===== Given information
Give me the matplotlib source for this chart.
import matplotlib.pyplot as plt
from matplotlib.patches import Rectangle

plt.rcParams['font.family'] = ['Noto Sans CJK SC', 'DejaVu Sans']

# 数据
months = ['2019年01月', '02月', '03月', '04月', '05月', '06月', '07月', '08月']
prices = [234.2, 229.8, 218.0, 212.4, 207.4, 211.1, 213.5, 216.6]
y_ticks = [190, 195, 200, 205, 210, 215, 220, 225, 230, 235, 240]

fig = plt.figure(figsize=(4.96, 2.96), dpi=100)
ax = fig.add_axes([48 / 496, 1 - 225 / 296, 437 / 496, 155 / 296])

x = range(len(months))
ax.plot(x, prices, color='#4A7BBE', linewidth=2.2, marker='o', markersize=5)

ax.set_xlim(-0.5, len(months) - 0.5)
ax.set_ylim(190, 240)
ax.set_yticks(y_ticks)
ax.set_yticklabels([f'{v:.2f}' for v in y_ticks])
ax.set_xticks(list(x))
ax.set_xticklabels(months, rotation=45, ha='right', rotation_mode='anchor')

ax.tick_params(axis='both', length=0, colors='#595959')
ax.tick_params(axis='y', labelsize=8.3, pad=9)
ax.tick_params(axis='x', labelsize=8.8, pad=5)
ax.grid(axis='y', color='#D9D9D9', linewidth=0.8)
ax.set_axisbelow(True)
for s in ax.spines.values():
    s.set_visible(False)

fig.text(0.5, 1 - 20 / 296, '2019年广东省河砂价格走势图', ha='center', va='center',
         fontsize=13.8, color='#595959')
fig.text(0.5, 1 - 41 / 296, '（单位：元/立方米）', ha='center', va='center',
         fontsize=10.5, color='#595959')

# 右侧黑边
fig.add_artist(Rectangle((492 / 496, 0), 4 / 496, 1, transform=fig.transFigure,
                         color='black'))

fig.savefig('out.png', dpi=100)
==========
* _Written exercise_:
Write the listing out again, exactly as shown above.

* _Result of this task_:
Give me the matplotlib source for this chart.
import matplotlib.pyplot as plt
from matplotlib.patches import Rectangle

plt.rcParams['font.family'] = ['Noto Sans CJK SC', 'DejaVu Sans']

# 数据
months = ['2019年01月', '02月', '03月', '04月', '05月', '06月', '07月', '08月']
prices = [234.2, 229.8, 218.0, 212.4, 207.4, 211.1, 213.5, 216.6]
y_ticks = [190, 195, 200, 205, 210, 215, 220, 225, 230, 235, 240]

fig = plt.figure(figsize=(4.96, 2.96), dpi=100)
ax = fig.add_axes([48 / 496, 1 - 225 / 296, 437 / 496, 155 / 296])

x = range(len(months))
ax.plot(x, prices, color='#4A7BBE', linewidth=2.2, marker='o', markersize=5)

ax.set_xlim(-0.5, len(months) - 0.5)
ax.set_ylim(190, 240)
ax.set_yticks(y_ticks)
ax.set_yticklabels([f'{v:.2f}' for v in y_ticks])
ax.set_xticks(list(x))
ax.set_xticklabels(months, rotation=45, ha='right', rotation_mode='anchor')

ax.tick_params(axis='both', length=0, colors='#595959')
ax.tick_params(axis='y', labelsize=8.3, pad=9)
ax.tick_params(axis='x', labelsize=8.8, pad=5)
ax.grid(axis='y', color='#D9D9D9', linewidth=0.8)
ax.set_axisbelow(True)
for s in ax.spines.values():
    s.set_visible(False)

fig.text(0.5, 1 - 20 / 296, '2019年广东省河砂价格走势图', ha='center', va='center',
         fontsize=13.8, color='#595959')
fig.text(0.5, 1 - 41 / 296, '（单位：元/立方米）', ha='center', va='center',
         fontsize=10.5, color='#595959')

# 右侧黑边
fig.add_artist(Rectangle((492 / 496, 0), 4 / 496, 1, transform=fig.transFigure,
                         color='black'))

fig.savefig('out.png', dpi=100)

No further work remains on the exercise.